UNIGE Data Science Day
UNIGE Data Science Day 2021
The UNIGE Data Science Day is a scientific symposium for researchers at the UNIGE, which takes place at the beginning of the academic year.
Each year, the CCSD aims to stimulate a collective reflection on a particular theme. This reflection is introduced during the UNIGE Data Science Day and continued in the framework of other activities launched by the Center throughout the year. This theme is intended to be precise enough to encourage a significant scientific contribution and a rich dialogue, but also transversal enough to allow for interdisciplinarity.
For its 2021-22 edition, the theme of Data Science Day is "Shaping a Better Future with Data: Data Science for Sustainable Development Goals".
This meeting took place on September 16, 2021 from 8:30 am to 6:00 pm.
Discover the program and watch the presentations of the 2021 edition >>
2021-22 Theme: data science and sustainable development goals
Global warming, growing inequalities, destruction of ecosystems, the return of authoritarianism, the race to industrialize and urbanize... The contemporary challenges facing our societies are expressed, to an ever-increasing extent, on a global scale. The development of effective initiatives to face these challenges must be thought of on the same scale.
With this in mind, in 2015, the United Nations member heads of state and government adopted the resolution "Transforming our world: the 2030 Agenda for Sustainable Development". This program constitutes the global reference framework for sustainable development, with the aim of eradicating extreme poverty and hunger, fighting against the degradation of the planet and promoting peace and prosperity. To do so, it sets 17 Sustainable Development Goals (SDGs) and 169 targets to be achieved by 2030.

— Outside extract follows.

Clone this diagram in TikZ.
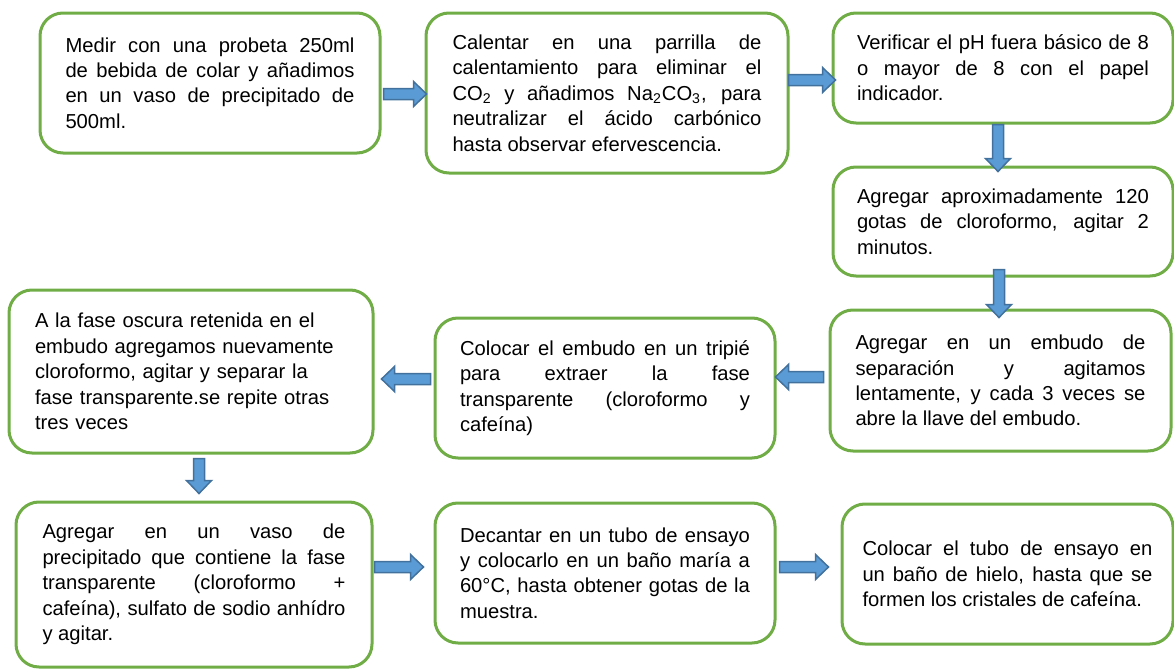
\documentclass[tikz,border=0pt]{standalone}
\usepackage{fontspec}
\setmainfont{Liberation Sans}
\usepackage{tikz}
\usetikzlibrary{calc}

\definecolor{boxgreen}{HTML}{70AD47}
\definecolor{arrowfill}{HTML}{5B9BD5}
\definecolor{arrowline}{HTML}{41719C}

\newcommand{\boxfont}{\fontsize{10.1pt}{12.7pt}\selectfont\hyphenpenalty=10000\exhyphenpenalty=10000}

\tikzset{
  stepbox/.style={draw=boxgreen, line width=1.5pt, rounded corners=11.5pt, fill=white,
    inner sep=0pt, align=justify, font=\boxfont},
  blockarrow/.style={fill=arrowfill, draw=arrowline, line width=0.75pt, line join=miter}
}

% block arrows between two named points
\newcommand{\hblockarrow}[2]{%
  \draw[blockarrow] let \p1=(#1), \p2=(#2), \n1={ifthenelse(\x2>\x1,6.5,-6.5)} in
    (\x1,\y1+2.75pt) -- (\x2-\n1,\y1+2.75pt) -- (\x2-\n1,\y1+6.25pt) -- (\x2,\y1)
    -- (\x2-\n1,\y1-6.25pt) -- (\x2-\n1,\y1-2.75pt) -- (\x1,\y1-2.75pt) -- cycle;}
\newcommand{\vblockarrow}[2]{%
  \draw[blockarrow] let \p1=(#1), \p2=(#2), \n1={ifthenelse(\y2>\y1,6.5,-6.5)} in
    (\x1+2.75pt,\y1) -- (\x1+2.75pt,\y2-\n1) -- (\x1+6.25pt,\y2-\n1) -- (\x1,\y2)
    -- (\x1-6.25pt,\y2-\n1) -- (\x1-2.75pt,\y2-\n1) -- (\x1-2.75pt,\y1) -- cycle;}

\begin{document}
\begin{tikzpicture}[x=0.5pt, y=-0.5pt]
    \useasboundingbox (0,0) rectangle (1174,669);

    % top row
    \node[stepbox, text width=144.5pt, minimum width=170pt, minimum height=70pt] (b1) at (210,83)
        {Medir con una probeta 250ml\linebreak de bebida de colar y añadimos\linebreak en un vaso de precipitado de\linebreak 500ml.};
    \node[stepbox, text width=154.5pt, minimum width=181pt, minimum height=80pt] (b2) at (607,93)
        {Calentar en una parrilla de\linebreak calentamiento para eliminar el\linebreak CO\textsubscript{2} y añadimos Na\textsubscript{2}CO\textsubscript{3}, para\linebreak neutralizar el ácido carbónico\linebreak hasta observar efervescencia.};
    \node[stepbox, text width=146pt, minimum width=170pt, minimum height=55pt] (b3) at (1003,68)
        {Verificar el pH fuera básico de 8\linebreak o mayor de 8 con el papel\linebreak indicador.};
    \node[stepbox, text width=146pt, minimum width=170pt, minimum height=54.5pt] (b4) at (1003,221.5)
        {Agregar aproximadamente 120\linebreak gotas de cloroformo, agitar 2\linebreak minutos.};

    % middle row
    \node[stepbox, text width=145pt, minimum width=170.5pt, minimum height=70.5pt] (b5) at (1000.5,380.5)
        {Agregar en un embudo de\linebreak separación y agitamos\linebreak lentamente, y cada 3 veces se\linebreak abre la llave del embudo.};
    \node[stepbox, text width=145pt, minimum width=170pt, minimum height=70pt] (b6) at (605,388)
        {Colocar el embudo en un tripié\linebreak para extraer la fase\linebreak transparente (cloroformo y\linebreak cafeína)};
    \node[stepbox, align=left, text width=156pt, minimum width=182pt, minimum height=81.5pt] (b7) at (191,371.5)
        {A la fase oscura retenida en el\\ embudo agregamos nuevamente\\ cloroformo, agitar y separar la\\ fase transparente.se repite otras\\ tres veces};

    % bottom row
    \node[stepbox, text width=151.5pt, minimum width=178pt, minimum height=82.5pt] (b8) at (194,584.5)
        {Agregar en un vaso de\linebreak precipitado que contiene la fase\linebreak transparente (cloroformo +\linebreak cafeína), sulfato de sodio anhídro\linebreak y agitar.};
    \node[stepbox, text width=145pt, minimum width=170pt, minimum height=70pt] (b9) at (605,573)
        {Decantar en un tubo de ensayo\linebreak y colocarlo en un baño maría a\linebreak 60°C, hasta obtener gotas de la\linebreak muestra.};
    \node[stepbox, text width=145pt, minimum width=165.5pt, minimum height=70pt] (b10) at (1007.5,574)
        {Colocar el tubo de ensayo en\linebreak un baño de hielo, hasta que se\linebreak formen los cristales de cafeína.};

    % arrows
    \hblockarrow{[xshift=1pt,yshift=-5.5pt]b1.east}{[xshift=1pt]b2.west}
    \hblockarrow{[xshift=-0.5pt,yshift=6.5pt]b2.east}{[xshift=2pt]b3.west}
    \vblockarrow{[xshift=-2.5pt]b3.south}{[xshift=-2.5pt,yshift=-3pt]b4.north}
    \vblockarrow{[xshift=-2pt,yshift=4pt]b4.south}{[yshift=-4.5pt]b5.north}
    \hblockarrow{[xshift=-2.5pt,yshift=1.75pt]b5.west}{[xshift=-0.5pt]b6.east}
    \hblockarrow{[xshift=-1.5pt,yshift=4.5pt]b6.west}{[xshift=3.5pt]b7.east}
    \vblockarrow{[xshift=4pt,yshift=-2pt]b7.south}{[yshift=3.5pt]b8.north}
    \hblockarrow{[xshift=0.5pt,yshift=8.75pt]b8.east}{[xshift=-5pt]b9.west}
    \hblockarrow{[xshift=1.5pt,yshift=3pt]b9.east}{[xshift=-6pt]b10.west}
\end{tikzpicture}
\end{document}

Integrated and indissociable, the SDGs consider social, economic and environmental dimensions in a balanced way, thus making their achievement conditional on a detailed understanding of complex and interdependent systems. This requirement has contributed to giving the data-driven approach a central place in the elaboration of public policies in favor of sustainable development, on a global, national and regional scale. However, such an approach requires access to quality data in each of these fields of action, but also, and above all, the ability to effectively analyze these diverse data sets (socio-economic, environmental, agricultural, energy, demographic, etc.) in a relevant manner.
In this respect, data science is a central tool that can contribute to the achievement of the SDGs: in addition to dealing with issues related to data collection, it also makes it possible, through the application of specific methods, techniques and practices, to solve complex, unstructured and data-rich problems.
In scientific research, data science is already involved in many ways in the pursuit of the SDGs, either explicitly or implicitly. Statistical and computational sciences in particular can work to develop innovative methods and tools for significant advances in the way certain complex problems are addressed. Totally or partially automated, data collection can now be done on ever larger sets, with ever more powerful tools. However, the question of data access and interoperability is at the heart of work on ontologies and standardization. What role can data science play in maintaining data sets that are useful for the pursuit of the SDGs? The generalization of digital tools also opens new perspectives in the expansion of the potential of participatory science, and of the role of citizens in the collection and description of data useful for scientific research. Downstream, the complexity of statistical models and their cross-disciplinary use in a multitude of disciplines allows for more refined analyses. Insofar as learning algorithms are applied to relevant bodies of data, for well thought-out problems, the expression "AI for Good" is not just a slogan and can be a reality. These methods can indeed help, in some cases, to anticipate economic, political and environmental evolutions in a complex way, taking into account numerous factors - and notably human ones. The application of these techniques is not without consequences, however, as there may be a risk in trying to approach sustainable and social development issues through purely quantitative approaches and generative applications. Does the quantification of reality appear to be sufficient to grasp the challenge of the SDGs? Critical reflections on its limits, notably by the social and political sciences and the humanities, or linked to ethical and legal considerations, should help refine these analyses. The final objective, the transformation of public policies and even modes of governance, and the establishment of incentives for more sustainable individual and collective actions, probably depends on an intelligent conjunction of all approaches.
In order to support and promote these perspectives, the Competence Center in Data Science of the University of Geneva intends to articulate its reflection for the year 2021-2022 around the theme: "Shaping a Better Future with Data: Data Science for Leveraging Sustainable Development Goals". This interdisciplinary, technical and critical reflection will focus, on the one hand, on data and innovative methods in data science entering the study of the many fields of research covered by the SDGs and, on the other hand, on the legal, political, social, economic and ethical issues of the use of quantitative data in the management of global challenges. In this context, the aim is to give increased visibility to projects already initiated by UNIGE researchers, in order to foster interdisciplinary dialogue, but also to give an impulse to the creation of new interdisciplinary projects on themes linking data science and the SDGs.
A call for participation in the UNIGE Data Science Day 2021, which will be held on 16 September 2021, and a call for projects, for an impulse fund of CHF 15,000, are launched for the UNIGE research community, all disciplines included.